Telling your co-parent first

It is a real kindness to let your co-parent know before your child mentions it at the other home. Not to ask permission, but so they are not caught off guard, and so they can support your child too. A short, warm message is enough: "I wanted you to hear it from me. I have been seeing someone, and they are going to meet the children soon. I will keep it gentle."

This is exactly the kind of message worth running through dip's Tone Check so it lands as openly as you mean it. If conversations like this tend to get tense, a clear written channel and a Temporary Parenting Agreement can take some heat out of the logistics.

Going slow protects everyone

After the first meeting, resist the urge to speed up. Let your child see this person occasionally before they become a fixture. Keep your child's routines, your one-on-one time, and their relationship with their other parent fully intact. A new partner adds to your child's world. They do not replace anyone in it.

If your child seems unsettled afterwards, that is normal and not a sign of failure. Some children show it through small regressions after a change, like clinginess or sleep wobbles. Stay close, keep things predictable, and let it pass.

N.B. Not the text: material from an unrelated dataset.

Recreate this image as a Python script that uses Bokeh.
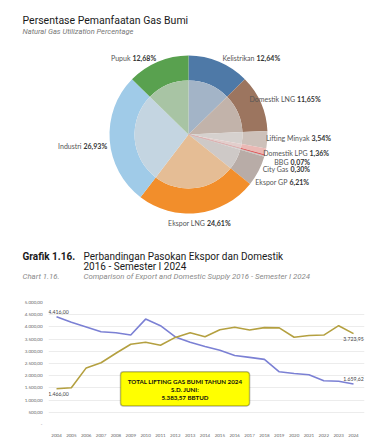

Be generous about everyone

Your child will do best when both homes speak warmly, or at least neutrally, about the new people in their lives. You cannot control the other home, but you can make sure your child never feels they have to choose, hide, or carry guilt about liking someone. If you want a wider view of how families grow over time, the new partners and blended families library has more.

Take it slowly. Keep your child central. The relationship can unfold at the speed of trust, and there is no prize for rushing.